Innocent Ruwende Senior Reporter
Harare City Council has said it will start repaying its $144 million debt to China-Exim Bank this month, although the bank is still to release the outstanding amount of $72 million. The $144 million loan facility was obtained for the rehabilitation of Morton Jaffray Water Works and sewer works. The loan was advanced at an interest rate of three percent per annum and over a nine-year tenure.
In the first four years, the city will service the interest and then thereafter repay the principal amount loaned.
Morton Jaffray rehabilitation works will cost a total of $55 million upon completion, with the remainder of the $144 million loan from China Exim Bank being used on IT equipment, construction and other pump stations.

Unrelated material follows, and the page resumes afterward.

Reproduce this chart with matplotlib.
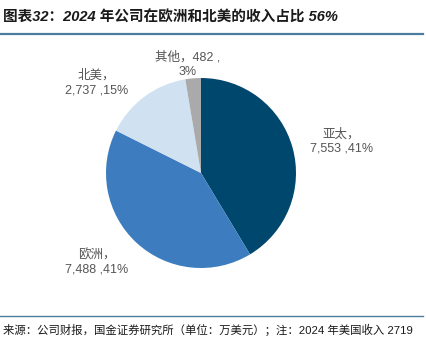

“A total of $144 million was owed to the Exim Bank of China, of which $72 million had been committed and repayment will commence from September 2017,” finance director Mr Tendai Kwenda told the Finance and Development Committee recently.
According to council’s financial report for the period January to July 2017, the city’s debtors were reported at $686,97 million, while the aggregate income and expenditure for the period under review amounted to $91,13 million.
Actual collections amounted to $12,22 million, while a total of $15,4 million was owed CABS for the period under review.
During discussion, the committee noted with concern that revenue collection was not improving and felt that council had to prioritise capacitating all revenue generation and collection units of council.
“The committee also underscored the need to computerise most functions of council, so as to reduce financial leakages,” reads the minutes.
“The committee emphasised the need to urgently computerise the Lease and Estates Division of Council to enable effective identification of council land/properties, as well as management of revenue generation from such properties.
“There was also need to equally capacitate the building inspectorate and the development control section as these were critical in revenue generation in council. In response, the finance director reported that processes of computerising the valuations at estate division of council were under way to ensure full utilisation of the land management module of the BIQ.”
The committee resolved that efforts be made to capacitate all revenue generation and collection units of council and that reports be submitted to relevant committees.